Prachi Gupta’s doctor father and a nurturing mother raised two high-achieving children with one foot in the Indian American community and the other in Pennsylvania’s white suburbia. But their belonging was predicated on a powerful that Asian Americans have perfected the alchemy of middle-class life, raising tight-knit, ambitious families that are immune to hardship. Moulding oneself to fit this perfect image often comes at a steep but hidden cost. In They Called Us Exceptional, Gupta articulates the dissonance, shame, and isolation of being upheld as an American success story while privately navigating traumas invisible to the outside world.
What We Carry, Maya Shanbhag Lang
Maya Shanbhag Lang grew up idolising her brilliant mother, an accomplished physician who immigrated to the US from India and completed her residency all while raising her children and keeping a traditional Indian home. Maya’s mother had always been a source of support – until Maya became a mother herself. Then the parent who had once been so capable and attentive became suddenly and inexplicably unavailable. Struggling to understand this abrupt change while raising her own young child, Maya searches for answers and soon learns that her mother is living with Alzheimer’s.
Unable to remember or keep track of the stories she once told her daughter – stories about her life in India, why she immigrated, and her experience of motherhood – Maya’s mother divulges secrets about her past that force Maya to re-examine their relationship. It becomes clear that Maya never really knew her mother, despite their close bond.
Fault Lines, Meena Alexander
Passionate, fierce, and lyrical, Fault Lines follows one woman’s evolution as a writer at home – and in exile – across continents and cultures. Meena Alexander was born into a privileged childhood in India and grew into a turbulent adolescence in the Sudan, before moving to England and then New York City. With poetic insight and devastating honesty, Alexander explores how trauma and recovery shaped the entire landscape of her memory: of her family, her writing process, and her very self.
Here We Are, Aarti Namdev Shahani
The Shahanis came to Queens – from India, by way of Casablanca – in the 1980s.
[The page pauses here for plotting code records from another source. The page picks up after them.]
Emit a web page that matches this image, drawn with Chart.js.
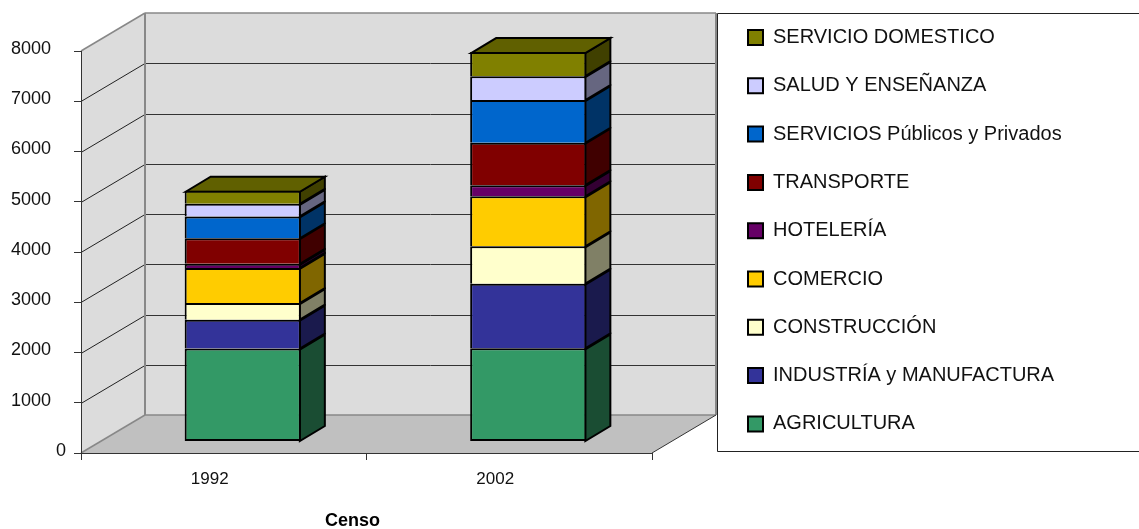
<!DOCTYPE html>
<html>
<head>
<meta charset="utf-8">
<style>
  html, body { margin: 0; padding: 0; background: #fff; }
  canvas { display: block; }
</style>
<script src="https://cdn.jsdelivr.net/npm/chart.js@4/dist/chart.umd.min.js"></script>
</head>
<body>
<canvas id="censoChart" width="1139" height="529"></canvas>
<script>
const years = ['1992', '2002'];
const agricultura = [1850, 1855];
const industria = [575, 1285];
const construccion = [330, 745];
const comercio = [700, 995];
const hoteleria = [80, 220];
const transporte = [510, 845];
const servicios = [435, 850];
const salud = [250, 475];
const domestico = [260, 480];
const axisTitle = 'Censo';

// side colour is the front colour at half brightness, top at 3/4
const series = [
  { label: 'AGRICULTURA', data: agricultura, color: [51, 153, 102] },
  { label: 'INDUSTRÍA y MANUFACTURA', data: industria, color: [51, 51, 153] },
  { label: 'CONSTRUCCIÓN', data: construccion, color: [255, 255, 204] },
  { label: 'COMERCIO', data: comercio, color: [255, 204, 0] },
  { label: 'HOTELERÍA', data: hoteleria, color: [102, 0, 102] },
  { label: 'TRANSPORTE', data: transporte, color: [128, 0, 0] },
  { label: 'SERVICIOS Públicos y Privados', data: servicios, color: [0, 102, 204] },
  { label: 'SALUD Y ENSEÑANZA', data: salud, color: [204, 204, 255] },
  { label: 'SERVICIO DOMESTICO', data: domestico, color: [128, 128, 0] }
];

const shade = (c, k) => 'rgb(' + c.map(v => Math.round(v * k)).join(',') + ')';

// depth of the floor, of the bars, and where the bars sit on the floor
const wallDx = 64, wallDy = 38;
const barDx = 25, barDy = 15;
const barShiftX = 19, barShiftY = 11.5;

function poly(ctx, pts, fill, stroke, width) {
  ctx.beginPath();
  pts.forEach((p, i) => i ? ctx.lineTo(p[0], p[1]) : ctx.moveTo(p[0], p[1]));
  ctx.closePath();
  if (fill) { ctx.fillStyle = fill; ctx.fill(); }
  if (stroke) { ctx.strokeStyle = stroke; ctx.lineWidth = width; ctx.stroke(); }
}

function line(ctx, x1, y1, x2, y2, color, width) {
  ctx.beginPath();
  ctx.moveTo(x1, y1);
  ctx.lineTo(x2, y2);
  ctx.strokeStyle = color;
  ctx.lineWidth = width;
  ctx.stroke();
}

const box3d = {
  id: 'box3d',
  afterLayout(chart) {
    // legend sits in its own frame to the right of the walls
    const legend = chart.legend;
    legend.left = 719.7;
    legend.right = 1139;
    legend.top = -0.8;
    legend.bottom = 529;
  },
  beforeDraw(chart) {
    const ctx = chart.ctx, a = chart.chartArea, y = chart.scales.y;
    const l = a.left, r = a.right, t = a.top, b = a.bottom;
    ctx.save();
    // back wall, side wall, floor
    poly(ctx, [[l + wallDx, t - wallDy], [r + wallDx, t - wallDy], [r + wallDx, b - wallDy], [l + wallDx, b - wallDy]], '#dcdcdc');
    poly(ctx, [[l, t], [l + wallDx, t - wallDy], [l + wallDx, b - wallDy], [l, b]], '#dcdcdc');
    poly(ctx, [[l, b], [l + wallDx, b - wallDy], [r + wallDx, b - wallDy], [r, b]], '#c0c0c0');
    y.ticks.forEach(tick => {
      if (tick.value === 0 || tick.value === y.max) return;
      const py = Math.round(y.getPixelForValue(tick.value)) + 0.5;
      line(ctx, l, py, l + wallDx, py - wallDy, '#222', 1);
      line(ctx, l + wallDx, py - wallDy, r + wallDx, py - wallDy, '#333', 1);
    });
    line(ctx, l, t, l + wallDx, t - wallDy, '#888', 1.5);
    line(ctx, l + wallDx, t - wallDy, r + wallDx, t - wallDy, '#888', 1.5);
    line(ctx, l + wallDx, t - wallDy, l + wallDx, b - wallDy, '#888', 2);
    line(ctx, r + wallDx, t - wallDy, r + wallDx, b - wallDy, '#888', 2);
    line(ctx, l, b, l + wallDx, b - wallDy, '#888', 1.5);
    line(ctx, l + wallDx, b - wallDy, r + wallDx, b - wallDy, '#888', 1.5);
    line(ctx, r, b, r + wallDx, b - wallDy, '#333', 1);
    // legend frame, open on the right
    ctx.fillStyle = '#fff';
    ctx.fillRect(717.5, 13.5, 422, 438);
    ctx.strokeStyle = '#222';
    ctx.lineWidth = 1;
    ctx.beginPath();
    ctx.moveTo(1139, 13.5);
    ctx.lineTo(717.5, 13.5);
    ctx.lineTo(717.5, 451.5);
    ctx.lineTo(1139, 451.5);
    ctx.stroke();
    ctx.restore();
  },
  beforeDatasetsDraw(chart) {
    const ctx = chart.ctx;
    ctx.save();
    ctx.translate(barShiftX, -barShiftY);
    // side faces, then the top face of the last stack
    series.forEach((s, i) => {
      chart.getDatasetMeta(i).data.forEach(bar => {
        const right = bar.x + bar.width / 2 - 1, left = bar.x - bar.width / 2 + 1;
        const top = bar.y + 1;
        poly(ctx, [[right, top], [right + barDx, top - barDy], [right + barDx, bar.base - barDy], [right, bar.base]],
          shade(s.color, 0.5), '#000', 2);
        if (i === series.length - 1) {
          poly(ctx, [[left, top], [left + barDx, top - barDy], [right + barDx, top - barDy], [right, top]],
            shade(s.color, 0.75), '#000', 2);
        }
      });
    });
  },
  afterDatasetsDraw(chart) {
    chart.ctx.restore();
  },
  afterDraw(chart) {
    const ctx = chart.ctx;
    ctx.save();
    ctx.font = 'bold 18px "Liberation Sans"';
    ctx.fillStyle = '#000';
    ctx.textAlign = 'center';
    ctx.textBaseline = 'middle';
    ctx.fillText(axisTitle, 352.5, 521);
    ctx.restore();
  }
};

new Chart(document.getElementById('censoChart'), {
  type: 'bar',
  data: {
    labels: years,
    datasets: series.map((s, i) => ({
      label: s.label,
      data: s.data,
      backgroundColor: shade(s.color, 1),
      borderColor: '#000',
      borderWidth: 2,
      borderSkipped: i === 0 ? false : 'bottom',
      barPercentage: 0.407,
      categoryPercentage: 1
    }))
  },
  options: {
    responsive: false,
    animation: false,
    layout: { padding: { top: 51, right: 487, bottom: 0, left: 0 } },
    plugins: {
      tooltip: { enabled: false },
      legend: {
        position: 'chartArea',
        align: 'start',
        reverse: true,
        labels: {
          boxWidth: 15,
          boxHeight: 15,
          padding: 28.3,
          color: '#111',
          font: { family: '"Liberation Sans"', size: 20 }
        }
      }
    },
    scales: {
      x: {
        stacked: true,
        afterFit(scale) { scale.height = 76; },
        border: { color: '#333', width: 1 },
        grid: { drawOnChartArea: false, tickLength: 7, tickColor: '#333' },
        ticks: { color: '#111', padding: 9, labelOffset: -14, font: { family: '"Liberation Sans"', size: 17 } }
      },
      y: {
        stacked: true,
        min: 0,
        max: 8000,
        afterFit(scale) { scale.width = 81; },
        border: { color: '#333', width: 1 },
        grid: { drawOnChartArea: false, tickLength: 7, tickColor: '#333' },
        ticks: {
          stepSize: 1000,
          color: '#111',
          padding: 8,
          labelOffset: -2,
          font: { family: '"Liberation Sans"', size: 18 },
          // the four digit labels stand further from the axis than the 0
          callback: v => v === 0 ? '0' : v + '   '
        }
      }
    }
  },
  plugins: [box3d]
});
</script>
</body>
</html>
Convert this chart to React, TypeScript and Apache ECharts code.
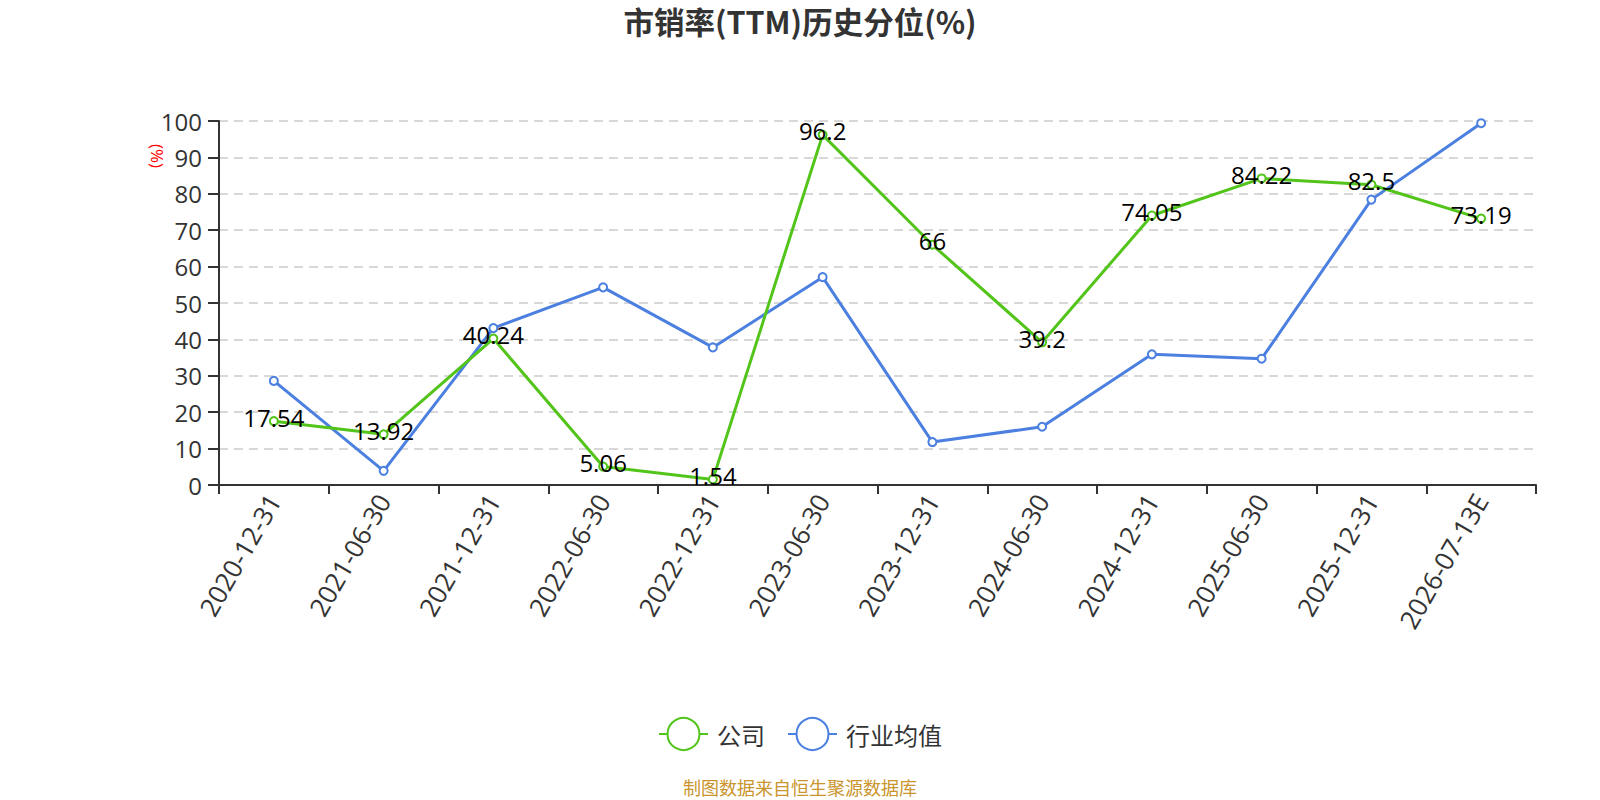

They were undocumented for a few unsteady years and then, with the arrival of their green cards, they thought they'd made it. This is the story of how they did, and didn’t; the unforeseen obstacles that propelled them into years of disillusionment and heartbreak; and the strength of a family determined to stay together.
Here We Are follows the lives of Aarti, the precocious scholarship kid at one of Manhattan's most elite prep schools, and her dad, the shopkeeper who mistakenly sells watches and calculators to the notorious Cali drug cartel. Together, the two represent the extremes that coexist in the US, even within a single family and truths about immigrants that get lost in the headlines. It isn’t a matter of good or evil; it’s complicated.
Love, Loss, and What We Ate, Padma Lakshmi
Love, Loss, and What We Ate is Lakshmi’s account of her journey from that humble kitchen, ruled by ferocious and unforgettable women, to the judges’ table of Top Chef and beyond. It chronicles the fierce devotion of the remarkable people who shaped her along the way, from her headstrong mother who flouted conservative Indian convention to make a life in New York, to her grandfather– a brilliant engineer with an irrepressible sweet tooth – to the man seemingly wrong for her in every way who proved to be her truest ally.
This is an intimate story of food and family – both the ones we are born to and the ones we create – and their enduring legacies.